- [Work to be completed]: Count, in the entries, the lines with "chart". Answer with the number only.

START Supplied material

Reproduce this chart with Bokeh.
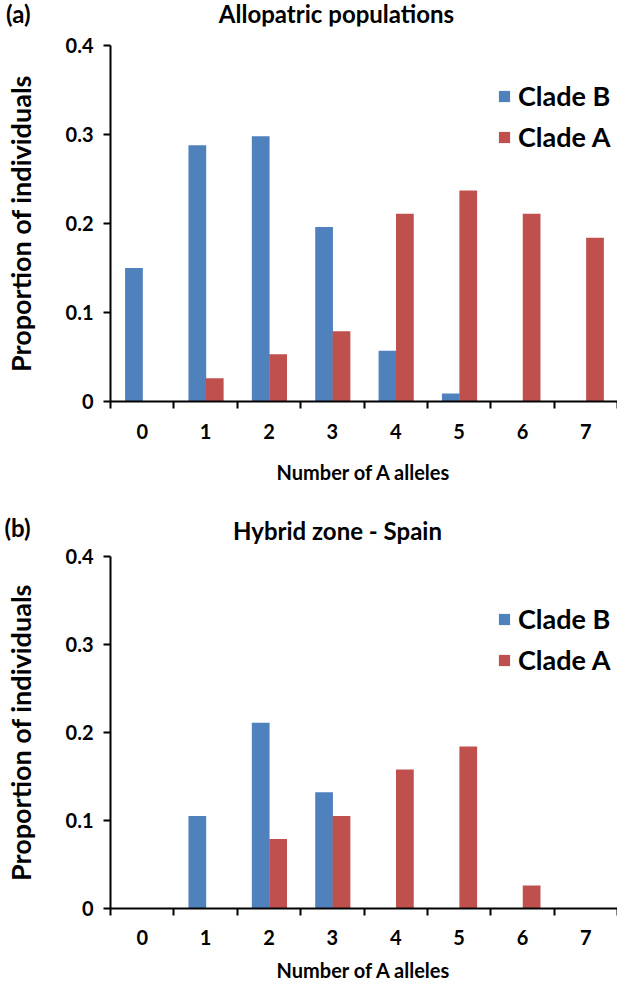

END Supplied material
START Supplied material

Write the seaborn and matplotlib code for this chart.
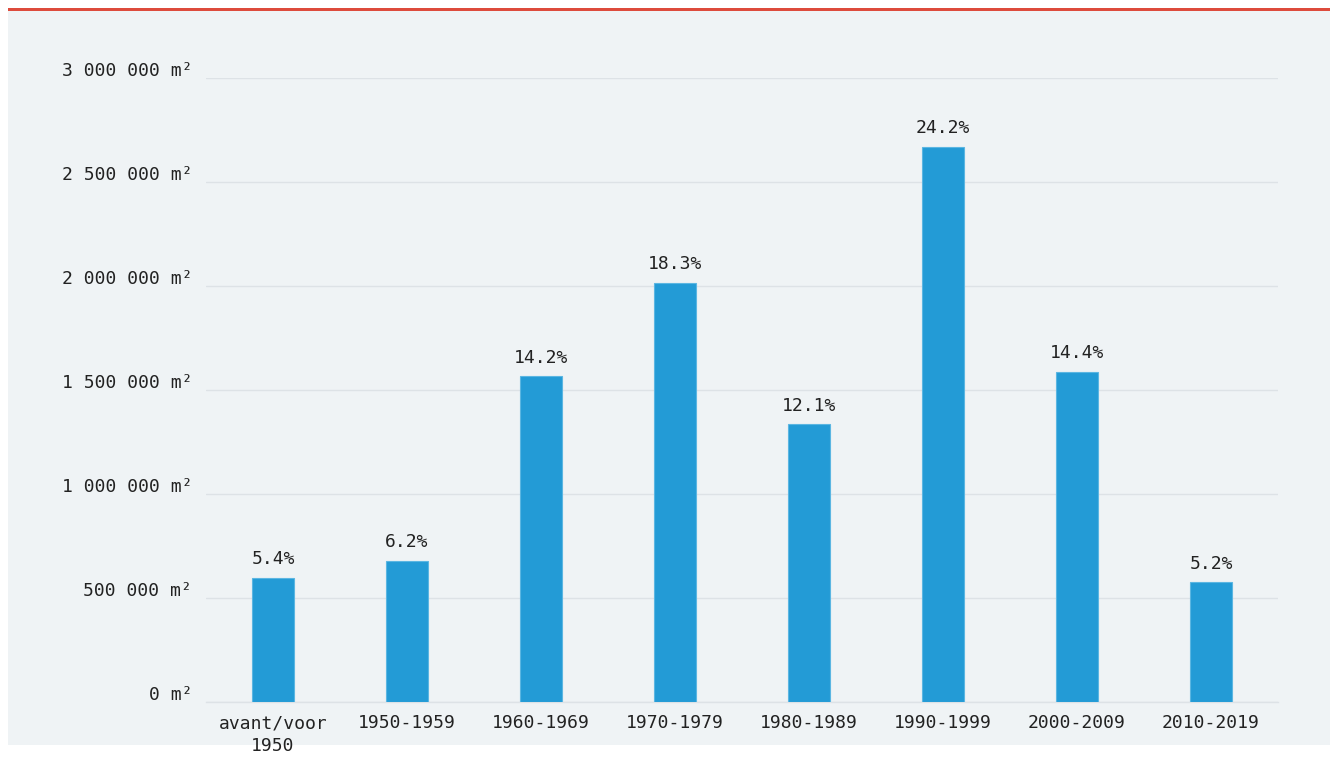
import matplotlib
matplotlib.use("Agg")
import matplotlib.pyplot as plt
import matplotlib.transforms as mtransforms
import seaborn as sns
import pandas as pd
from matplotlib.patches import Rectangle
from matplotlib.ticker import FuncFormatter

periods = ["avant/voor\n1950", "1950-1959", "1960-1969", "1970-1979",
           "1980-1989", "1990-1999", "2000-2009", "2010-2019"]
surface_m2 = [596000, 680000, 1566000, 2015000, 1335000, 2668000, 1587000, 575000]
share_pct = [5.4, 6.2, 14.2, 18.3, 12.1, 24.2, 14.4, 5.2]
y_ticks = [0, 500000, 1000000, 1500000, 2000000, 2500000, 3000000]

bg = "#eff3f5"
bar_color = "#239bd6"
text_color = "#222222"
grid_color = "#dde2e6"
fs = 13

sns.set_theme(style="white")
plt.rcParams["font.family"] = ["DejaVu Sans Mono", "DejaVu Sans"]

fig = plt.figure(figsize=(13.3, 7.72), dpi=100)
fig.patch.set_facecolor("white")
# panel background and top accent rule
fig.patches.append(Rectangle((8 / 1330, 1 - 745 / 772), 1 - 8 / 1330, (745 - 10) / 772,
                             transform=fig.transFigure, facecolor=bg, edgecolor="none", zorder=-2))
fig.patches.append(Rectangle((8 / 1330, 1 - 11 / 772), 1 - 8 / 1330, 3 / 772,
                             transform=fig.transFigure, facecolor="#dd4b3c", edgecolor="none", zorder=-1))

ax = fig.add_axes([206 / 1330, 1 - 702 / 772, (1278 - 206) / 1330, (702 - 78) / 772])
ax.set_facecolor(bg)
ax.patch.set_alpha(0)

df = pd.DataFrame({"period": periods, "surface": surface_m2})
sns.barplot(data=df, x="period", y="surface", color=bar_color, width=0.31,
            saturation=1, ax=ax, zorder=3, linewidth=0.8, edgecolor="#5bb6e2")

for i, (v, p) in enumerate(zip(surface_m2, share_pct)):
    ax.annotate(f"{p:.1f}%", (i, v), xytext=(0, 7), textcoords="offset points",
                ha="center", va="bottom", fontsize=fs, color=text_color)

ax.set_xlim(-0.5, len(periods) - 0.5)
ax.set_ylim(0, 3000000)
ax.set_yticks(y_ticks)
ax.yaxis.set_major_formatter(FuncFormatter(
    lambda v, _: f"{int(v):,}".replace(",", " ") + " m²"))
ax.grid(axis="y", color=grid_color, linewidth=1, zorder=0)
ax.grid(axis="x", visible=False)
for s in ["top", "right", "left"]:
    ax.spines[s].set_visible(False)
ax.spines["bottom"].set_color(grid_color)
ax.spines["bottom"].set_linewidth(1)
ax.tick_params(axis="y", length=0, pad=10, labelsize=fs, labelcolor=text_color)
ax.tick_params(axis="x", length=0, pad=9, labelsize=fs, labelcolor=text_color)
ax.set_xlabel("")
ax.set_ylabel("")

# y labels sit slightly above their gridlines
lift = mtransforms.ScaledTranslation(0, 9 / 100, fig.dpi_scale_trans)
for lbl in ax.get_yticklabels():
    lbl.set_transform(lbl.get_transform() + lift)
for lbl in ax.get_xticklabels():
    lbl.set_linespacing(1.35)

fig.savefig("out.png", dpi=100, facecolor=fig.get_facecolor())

END Supplied material
START Supplied material

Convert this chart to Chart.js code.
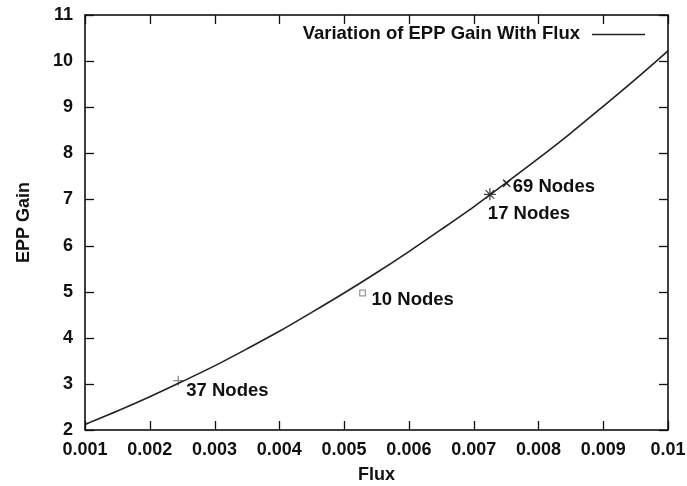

END Supplied material

- [Exercise answer]: 3